▶ [Supplied data]:
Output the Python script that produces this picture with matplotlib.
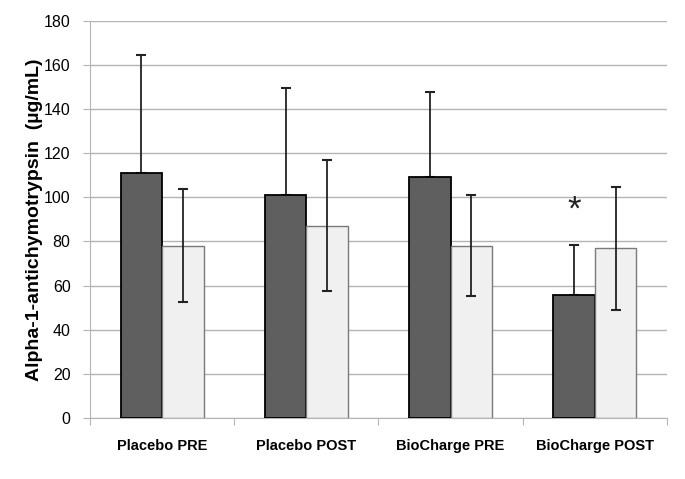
import numpy as np
import matplotlib
matplotlib.use('Agg')
import matplotlib.pyplot as plt

# values
groups    = ['Placebo PRE', 'Placebo POST', 'BioCharge PRE', 'BioCharge POST']
darkVals  = [111.0, 101.0, 109.4, 55.6]
darkErr   = [53.4, 48.4, 38.5, 22.7]
lightVals = [78.1, 87.2, 78.1, 76.8]
lightErr  = [25.6, 29.8, 23.0, 27.8]
starGroup = 3
starY     = 94.0

darkCol  = '#5f5f5f'
lightCol = '#f0f0f0'
gridCol  = '#b4b4b4'
sans     = ['Liberation Sans', 'DejaVu Sans']

fig = plt.figure(figsize=(6.85, 4.79), dpi=100)
ax = fig.add_axes([0.1314, 0.1273, 0.8423, 0.8295])

x = np.arange(len(groups))
w = 0.288

ax.bar(x - w/2, darkVals, w, color=darkCol, edgecolor='black', linewidth=1.3, zorder=3)
ax.bar(x + w/2, lightVals, w, color=lightCol, edgecolor='#7a7a7a', linewidth=1.0, zorder=3)

# dark bars show only the upper error bar
ax.errorbar(x - w/2, darkVals, yerr=[np.zeros(len(darkErr)), darkErr], fmt='none',
            ecolor='#222222', elinewidth=1.3, capsize=3.5, capthick=1.5, zorder=2)
ax.errorbar(x + w/2, lightVals, yerr=lightErr, fmt='none',
            ecolor='#222222', elinewidth=1.3, capsize=3.5, capthick=1.5, zorder=4)

ax.text(starGroup - w/2, starY, '*', ha='center', va='center', fontsize=25,
        fontfamily=sans, color='#222222')

ax.set_ylim(0, 180)
ax.set_xlim(-0.5, len(groups) - 0.5)
ax.set_yticks(np.arange(0, 181, 20))
ax.yaxis.grid(True, color=gridCol, linewidth=1.0, zorder=0)
ax.set_axisbelow(True)

ax.set_xticks(np.arange(-0.5, len(groups) - 0.4, 1.0), minor=False)
ax.set_xticklabels([])
ax.set_xticks(x, minor=True)
ax.set_xticklabels(groups, minor=True, fontfamily=sans, fontweight='bold', fontsize=10.5)
ax.tick_params(axis='x', which='minor', length=0, pad=15)
ax.tick_params(axis='x', which='major', length=5, color=gridCol, direction='out')
ax.tick_params(axis='y', length=5, color=gridCol, labelsize=11.5, pad=9)
for lab in ax.get_yticklabels():
    lab.set_fontfamily(sans)

for s in ['top', 'right']:
    ax.spines[s].set_visible(False)
ax.spines['left'].set_color(gridCol)
ax.spines['bottom'].set_color(gridCol)

ax.set_ylabel('Alpha-1-antichymotrypsin  (\u00b5g/mL)', fontsize=14, fontweight='bold',
              fontfamily=sans)
ax.yaxis.set_label_coords(-0.082, 0.5)

fig.savefig('out.png', dpi=100)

▶ [Required work]: Copy the material exactly. Do not include the pictures.

▶ [Response below]:
Output the Python script that produces this picture with matplotlib.
import numpy as np
import matplotlib
matplotlib.use('Agg')
import matplotlib.pyplot as plt

# values
groups    = ['Placebo PRE', 'Placebo POST', 'BioCharge PRE', 'BioCharge POST']
darkVals  = [111.0, 101.0, 109.4, 55.6]
darkErr   = [53.4, 48.4, 38.5, 22.7]
lightVals = [78.1, 87.2, 78.1, 76.8]
lightErr  = [25.6, 29.8, 23.0, 27.8]
starGroup = 3
starY     = 94.0

darkCol  = '#5f5f5f'
lightCol = '#f0f0f0'
gridCol  = '#b4b4b4'
sans     = ['Liberation Sans', 'DejaVu Sans']

fig = plt.figure(figsize=(6.85, 4.79), dpi=100)
ax = fig.add_axes([0.1314, 0.1273, 0.8423, 0.8295])

x = np.arange(len(groups))
w = 0.288

ax.bar(x - w/2, darkVals, w, color=darkCol, edgecolor='black', linewidth=1.3, zorder=3)
ax.bar(x + w/2, lightVals, w, color=lightCol, edgecolor='#7a7a7a', linewidth=1.0, zorder=3)

# dark bars show only the upper error bar
ax.errorbar(x - w/2, darkVals, yerr=[np.zeros(len(darkErr)), darkErr], fmt='none',
            ecolor='#222222', elinewidth=1.3, capsize=3.5, capthick=1.5, zorder=2)
ax.errorbar(x + w/2, lightVals, yerr=lightErr, fmt='none',
            ecolor='#222222', elinewidth=1.3, capsize=3.5, capthick=1.5, zorder=4)

ax.text(starGroup - w/2, starY, '*', ha='center', va='center', fontsize=25,
        fontfamily=sans, color='#222222')

ax.set_ylim(0, 180)
ax.set_xlim(-0.5, len(groups) - 0.5)
ax.set_yticks(np.arange(0, 181, 20))
ax.yaxis.grid(True, color=gridCol, linewidth=1.0, zorder=0)
ax.set_axisbelow(True)

ax.set_xticks(np.arange(-0.5, len(groups) - 0.4, 1.0), minor=False)
ax.set_xticklabels([])
ax.set_xticks(x, minor=True)
ax.set_xticklabels(groups, minor=True, fontfamily=sans, fontweight='bold', fontsize=10.5)
ax.tick_params(axis='x', which='minor', length=0, pad=15)
ax.tick_params(axis='x', which='major', length=5, color=gridCol, direction='out')
ax.tick_params(axis='y', length=5, color=gridCol, labelsize=11.5, pad=9)
for lab in ax.get_yticklabels():
    lab.set_fontfamily(sans)

for s in ['top', 'right']:
    ax.spines[s].set_visible(False)
ax.spines['left'].set_color(gridCol)
ax.spines['bottom'].set_color(gridCol)

ax.set_ylabel('Alpha-1-antichymotrypsin  (\u00b5g/mL)', fontsize=14, fontweight='bold',
              fontfamily=sans)
ax.yaxis.set_label_coords(-0.082, 0.5)

fig.savefig('out.png', dpi=100)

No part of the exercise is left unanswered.